Carl Trueman’s newly-published masterpiece The Rise and Triumph of the Modern Self opens with an examination of the thoroughly modern statement sometimes heard, “I am a woman trapped in a man’s body”. Dr. Trueman observes that this statement would have called forth laughter from his late grandfather as “a piece of incoherent gibberish”, and yet now “to deny or question it in some way is to reveal oneself as stupid, immoral, or subject to yet another irrational phobia”. Not unnaturally, a thinking man like Dr. Trueman would like to know how such a radical cultural transition occurred in such a short period of time. Or, to state the matter otherwise, how is it that we fell asleep in a garden on the outskirts of Christendom and woke up inside a lunatic asylum in a gulag?—especially one where the inmates seem to be running the place. (Dr. Trueman, being a scholar, of course refrains from expressing himself so provocatively. Bloggers have privileges denied to scholars who write books.)

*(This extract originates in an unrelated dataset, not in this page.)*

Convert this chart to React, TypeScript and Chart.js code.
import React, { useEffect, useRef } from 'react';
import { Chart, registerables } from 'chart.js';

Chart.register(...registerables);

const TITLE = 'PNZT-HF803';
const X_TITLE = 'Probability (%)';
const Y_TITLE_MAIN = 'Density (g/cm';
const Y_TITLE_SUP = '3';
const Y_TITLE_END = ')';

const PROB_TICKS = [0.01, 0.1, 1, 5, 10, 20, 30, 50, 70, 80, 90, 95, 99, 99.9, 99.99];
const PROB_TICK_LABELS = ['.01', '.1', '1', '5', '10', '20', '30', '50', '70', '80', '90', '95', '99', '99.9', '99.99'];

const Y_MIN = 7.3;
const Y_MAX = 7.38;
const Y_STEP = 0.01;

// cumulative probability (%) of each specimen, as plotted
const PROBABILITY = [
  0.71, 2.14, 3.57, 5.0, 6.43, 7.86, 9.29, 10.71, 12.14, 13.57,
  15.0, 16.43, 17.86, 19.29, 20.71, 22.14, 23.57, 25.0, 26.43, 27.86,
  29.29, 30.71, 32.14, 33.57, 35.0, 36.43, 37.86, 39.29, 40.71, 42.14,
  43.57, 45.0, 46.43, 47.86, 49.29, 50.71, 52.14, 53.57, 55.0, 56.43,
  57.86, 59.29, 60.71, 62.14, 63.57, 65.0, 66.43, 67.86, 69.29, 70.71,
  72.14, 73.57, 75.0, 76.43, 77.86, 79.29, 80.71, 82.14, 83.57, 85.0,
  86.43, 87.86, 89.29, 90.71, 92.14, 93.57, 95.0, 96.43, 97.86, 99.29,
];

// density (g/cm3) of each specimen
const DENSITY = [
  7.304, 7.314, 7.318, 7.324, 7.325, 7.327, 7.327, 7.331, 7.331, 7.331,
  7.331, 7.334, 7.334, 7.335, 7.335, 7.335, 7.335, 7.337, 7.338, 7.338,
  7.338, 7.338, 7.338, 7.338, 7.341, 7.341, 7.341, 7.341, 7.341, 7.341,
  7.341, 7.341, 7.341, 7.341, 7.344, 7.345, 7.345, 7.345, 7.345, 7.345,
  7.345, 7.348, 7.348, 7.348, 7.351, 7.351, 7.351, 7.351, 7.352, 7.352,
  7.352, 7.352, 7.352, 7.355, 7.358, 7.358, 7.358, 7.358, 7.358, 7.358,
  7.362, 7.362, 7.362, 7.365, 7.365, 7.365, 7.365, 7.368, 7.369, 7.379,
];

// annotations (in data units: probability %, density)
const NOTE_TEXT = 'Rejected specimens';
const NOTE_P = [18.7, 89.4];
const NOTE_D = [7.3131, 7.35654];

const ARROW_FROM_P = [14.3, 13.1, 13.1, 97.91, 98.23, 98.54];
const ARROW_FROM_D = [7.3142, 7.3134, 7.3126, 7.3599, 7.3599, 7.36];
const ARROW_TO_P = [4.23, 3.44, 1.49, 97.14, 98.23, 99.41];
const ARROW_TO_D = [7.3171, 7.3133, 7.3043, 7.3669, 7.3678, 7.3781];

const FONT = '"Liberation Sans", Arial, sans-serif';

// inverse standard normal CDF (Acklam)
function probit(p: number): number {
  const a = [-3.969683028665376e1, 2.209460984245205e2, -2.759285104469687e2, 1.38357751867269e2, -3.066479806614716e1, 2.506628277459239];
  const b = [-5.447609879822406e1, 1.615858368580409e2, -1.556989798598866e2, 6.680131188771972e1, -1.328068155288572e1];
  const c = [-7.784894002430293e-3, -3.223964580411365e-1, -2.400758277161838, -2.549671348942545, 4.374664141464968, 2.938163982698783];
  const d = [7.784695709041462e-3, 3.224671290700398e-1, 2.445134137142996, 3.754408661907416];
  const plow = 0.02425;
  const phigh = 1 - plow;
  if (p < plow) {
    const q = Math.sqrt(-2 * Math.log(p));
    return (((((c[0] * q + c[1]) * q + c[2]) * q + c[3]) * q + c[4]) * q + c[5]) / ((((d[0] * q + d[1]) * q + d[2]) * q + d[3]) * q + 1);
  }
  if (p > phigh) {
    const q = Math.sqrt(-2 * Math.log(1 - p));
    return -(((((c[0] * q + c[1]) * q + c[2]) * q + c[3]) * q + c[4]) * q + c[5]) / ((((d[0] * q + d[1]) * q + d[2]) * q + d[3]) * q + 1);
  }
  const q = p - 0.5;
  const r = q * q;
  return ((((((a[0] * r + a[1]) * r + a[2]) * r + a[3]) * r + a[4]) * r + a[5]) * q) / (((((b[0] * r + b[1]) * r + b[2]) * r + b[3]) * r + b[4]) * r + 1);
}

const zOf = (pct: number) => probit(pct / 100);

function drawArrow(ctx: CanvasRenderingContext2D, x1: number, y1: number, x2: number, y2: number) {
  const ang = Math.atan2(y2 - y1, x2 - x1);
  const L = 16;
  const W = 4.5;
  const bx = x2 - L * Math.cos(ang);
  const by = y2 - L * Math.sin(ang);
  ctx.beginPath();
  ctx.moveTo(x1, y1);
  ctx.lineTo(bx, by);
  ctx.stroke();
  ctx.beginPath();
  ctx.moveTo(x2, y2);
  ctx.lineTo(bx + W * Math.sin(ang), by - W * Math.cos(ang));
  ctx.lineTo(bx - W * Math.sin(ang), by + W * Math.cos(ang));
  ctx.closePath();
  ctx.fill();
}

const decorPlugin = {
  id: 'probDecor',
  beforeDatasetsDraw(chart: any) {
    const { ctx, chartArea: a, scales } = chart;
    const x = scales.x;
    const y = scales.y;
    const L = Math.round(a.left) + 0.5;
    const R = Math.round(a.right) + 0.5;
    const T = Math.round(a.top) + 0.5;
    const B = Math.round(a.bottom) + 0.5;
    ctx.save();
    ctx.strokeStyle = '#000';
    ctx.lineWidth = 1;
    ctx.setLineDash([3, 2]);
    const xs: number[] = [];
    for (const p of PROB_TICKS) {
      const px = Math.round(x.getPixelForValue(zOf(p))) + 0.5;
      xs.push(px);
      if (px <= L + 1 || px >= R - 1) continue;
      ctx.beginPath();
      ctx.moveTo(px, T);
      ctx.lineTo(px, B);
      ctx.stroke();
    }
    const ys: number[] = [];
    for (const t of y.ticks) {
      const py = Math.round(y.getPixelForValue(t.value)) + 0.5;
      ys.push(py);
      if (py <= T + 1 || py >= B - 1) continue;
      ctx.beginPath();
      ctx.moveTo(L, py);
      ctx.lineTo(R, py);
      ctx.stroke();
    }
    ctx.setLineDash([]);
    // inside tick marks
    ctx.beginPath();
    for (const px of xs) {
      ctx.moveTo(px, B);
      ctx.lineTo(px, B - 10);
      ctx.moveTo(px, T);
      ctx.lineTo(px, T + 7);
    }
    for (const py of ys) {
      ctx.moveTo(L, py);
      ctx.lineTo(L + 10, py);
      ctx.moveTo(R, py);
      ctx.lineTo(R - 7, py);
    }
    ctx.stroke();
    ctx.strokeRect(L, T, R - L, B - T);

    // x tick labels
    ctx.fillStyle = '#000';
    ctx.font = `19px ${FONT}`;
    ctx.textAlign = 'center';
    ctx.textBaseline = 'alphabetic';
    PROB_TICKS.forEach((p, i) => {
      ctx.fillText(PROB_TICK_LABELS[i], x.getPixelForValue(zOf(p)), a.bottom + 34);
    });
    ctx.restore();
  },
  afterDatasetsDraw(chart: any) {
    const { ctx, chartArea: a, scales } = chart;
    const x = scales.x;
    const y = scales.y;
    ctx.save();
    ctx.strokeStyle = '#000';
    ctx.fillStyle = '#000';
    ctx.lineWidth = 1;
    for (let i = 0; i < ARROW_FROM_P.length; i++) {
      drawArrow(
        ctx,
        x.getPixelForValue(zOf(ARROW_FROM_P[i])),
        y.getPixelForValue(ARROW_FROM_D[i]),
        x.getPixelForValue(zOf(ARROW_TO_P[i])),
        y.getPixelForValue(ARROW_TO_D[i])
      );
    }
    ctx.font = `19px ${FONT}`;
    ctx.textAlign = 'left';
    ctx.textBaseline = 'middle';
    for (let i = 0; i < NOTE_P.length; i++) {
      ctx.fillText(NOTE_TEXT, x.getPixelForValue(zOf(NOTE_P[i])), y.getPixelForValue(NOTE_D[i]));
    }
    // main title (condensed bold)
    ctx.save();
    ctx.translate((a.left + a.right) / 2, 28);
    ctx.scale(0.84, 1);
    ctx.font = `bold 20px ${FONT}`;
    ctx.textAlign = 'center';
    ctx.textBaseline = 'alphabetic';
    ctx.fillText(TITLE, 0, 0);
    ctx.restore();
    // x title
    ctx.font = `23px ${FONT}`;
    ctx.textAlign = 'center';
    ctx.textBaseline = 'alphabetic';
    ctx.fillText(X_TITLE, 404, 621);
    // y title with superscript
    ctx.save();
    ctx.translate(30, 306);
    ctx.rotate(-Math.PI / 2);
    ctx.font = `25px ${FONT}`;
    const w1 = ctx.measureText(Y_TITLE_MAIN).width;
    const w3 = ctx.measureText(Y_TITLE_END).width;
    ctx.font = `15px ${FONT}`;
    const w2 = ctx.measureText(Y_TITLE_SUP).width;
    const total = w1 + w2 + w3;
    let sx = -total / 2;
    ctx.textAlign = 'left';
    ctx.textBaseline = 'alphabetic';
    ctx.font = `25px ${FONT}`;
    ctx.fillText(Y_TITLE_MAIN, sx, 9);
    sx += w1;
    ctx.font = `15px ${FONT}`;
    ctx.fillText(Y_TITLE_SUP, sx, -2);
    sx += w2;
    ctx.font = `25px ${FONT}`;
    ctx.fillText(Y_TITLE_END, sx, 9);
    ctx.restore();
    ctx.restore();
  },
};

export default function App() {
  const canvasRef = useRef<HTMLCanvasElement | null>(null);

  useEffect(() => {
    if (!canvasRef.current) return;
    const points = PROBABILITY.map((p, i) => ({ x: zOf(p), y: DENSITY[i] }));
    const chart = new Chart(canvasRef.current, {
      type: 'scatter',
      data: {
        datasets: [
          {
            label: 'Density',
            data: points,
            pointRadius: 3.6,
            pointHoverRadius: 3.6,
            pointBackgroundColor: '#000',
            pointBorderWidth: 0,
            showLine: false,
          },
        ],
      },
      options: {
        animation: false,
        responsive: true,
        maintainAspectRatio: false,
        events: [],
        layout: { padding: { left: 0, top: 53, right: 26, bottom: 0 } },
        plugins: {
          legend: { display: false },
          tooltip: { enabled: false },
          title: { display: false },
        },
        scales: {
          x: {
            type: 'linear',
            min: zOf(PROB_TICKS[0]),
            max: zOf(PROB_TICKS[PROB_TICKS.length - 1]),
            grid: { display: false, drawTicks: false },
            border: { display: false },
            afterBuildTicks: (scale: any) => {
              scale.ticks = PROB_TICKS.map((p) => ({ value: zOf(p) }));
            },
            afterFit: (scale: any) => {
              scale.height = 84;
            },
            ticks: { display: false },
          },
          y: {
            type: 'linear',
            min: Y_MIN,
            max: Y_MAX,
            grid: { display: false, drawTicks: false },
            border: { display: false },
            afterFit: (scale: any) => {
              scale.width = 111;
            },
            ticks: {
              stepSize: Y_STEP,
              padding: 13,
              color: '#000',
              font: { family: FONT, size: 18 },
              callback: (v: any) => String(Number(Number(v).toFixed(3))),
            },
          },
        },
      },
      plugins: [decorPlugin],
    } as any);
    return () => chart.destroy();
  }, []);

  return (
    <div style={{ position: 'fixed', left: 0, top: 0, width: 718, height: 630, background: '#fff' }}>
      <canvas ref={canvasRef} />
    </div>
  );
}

To answer the question fully one needs more space than that provided by a blog. And Dr. Trueman’s book indeed occupies more space, coming in at just over 400 pages, if one doesn’t count the impressive index after it or the fascinating forward by his friend Rod Dreher at the beginning. Such space is needed to accomplish his difficult and worthy goal, which is nothing less than understanding the deep roots of our modern culture (or our modern predicament) and the rise of the modern concept of self. Bluntly put, getting this crazy took some doing, and was the result of many converging movements and revolutions. Carl Trueman’s book tracks and analyzes these movements and revolutions.

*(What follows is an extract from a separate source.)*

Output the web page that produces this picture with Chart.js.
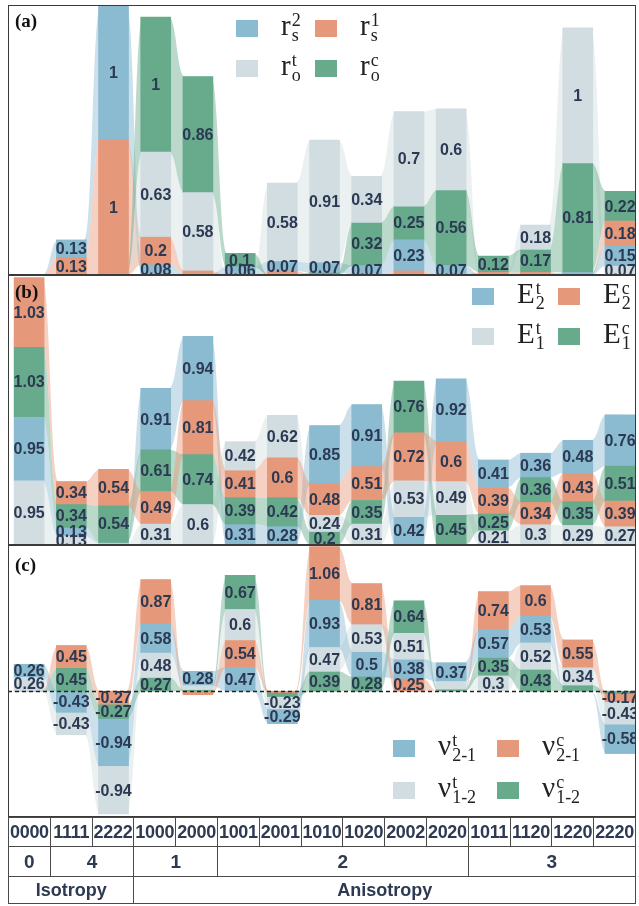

In doing so, it takes the reader on quite a ride. It looks in turn at Philip Rieff, Charles Taylor, and Alasdair MacIntyre, then at Jean-Jacques Rousseau, Friedrich Nietzsche, Karl Marx, and Charles Darwin; then at Sigmund Freud; then at…well, you get the idea. Trueman has a talent for taking complicated ideas and explaining them in terms that any attentive reader can understand. Attentive reading is required though, given the complexity of the issues and the tangle of inter-connected ideas. But for those who take the trouble to read, each page makes a light go on. In a world as dark as ours and in such desperate need of illumination, this is no small gift.
The question is: why should anyone not a philosopher teaching students at a university care about any of this? In a word, because we are all lost in the culture in which we find ourselves, and that culture is in trouble. And as anyone who has gotten lost in a strange place knows, the first thing one does to get “unlost” is to pull out a map and figure out where they are and how they got there. The Rise and Triumph of the Modern Self is just such a map.
The book’s concluding chapter is entitled, Concluding Unscientific Prologue, and by this title Dr. Trueman tells us that the questions, issues, and challenges examined in the book are going to be with us for the foreseeable future. They are, in fact, the new world in which we must live, move, and have our being—i.e. the world in which we must raise our children, interact with our neighbours, and (if Christians) carry out the work of the Church. We will not be able to do any of this properly if we don’t understand where we are. There is nothing for it: we must find out where we are on the map if we are to navigate properly, find our way back, and reach our desired destination. Carl Trueman’s book is a perfect place to start.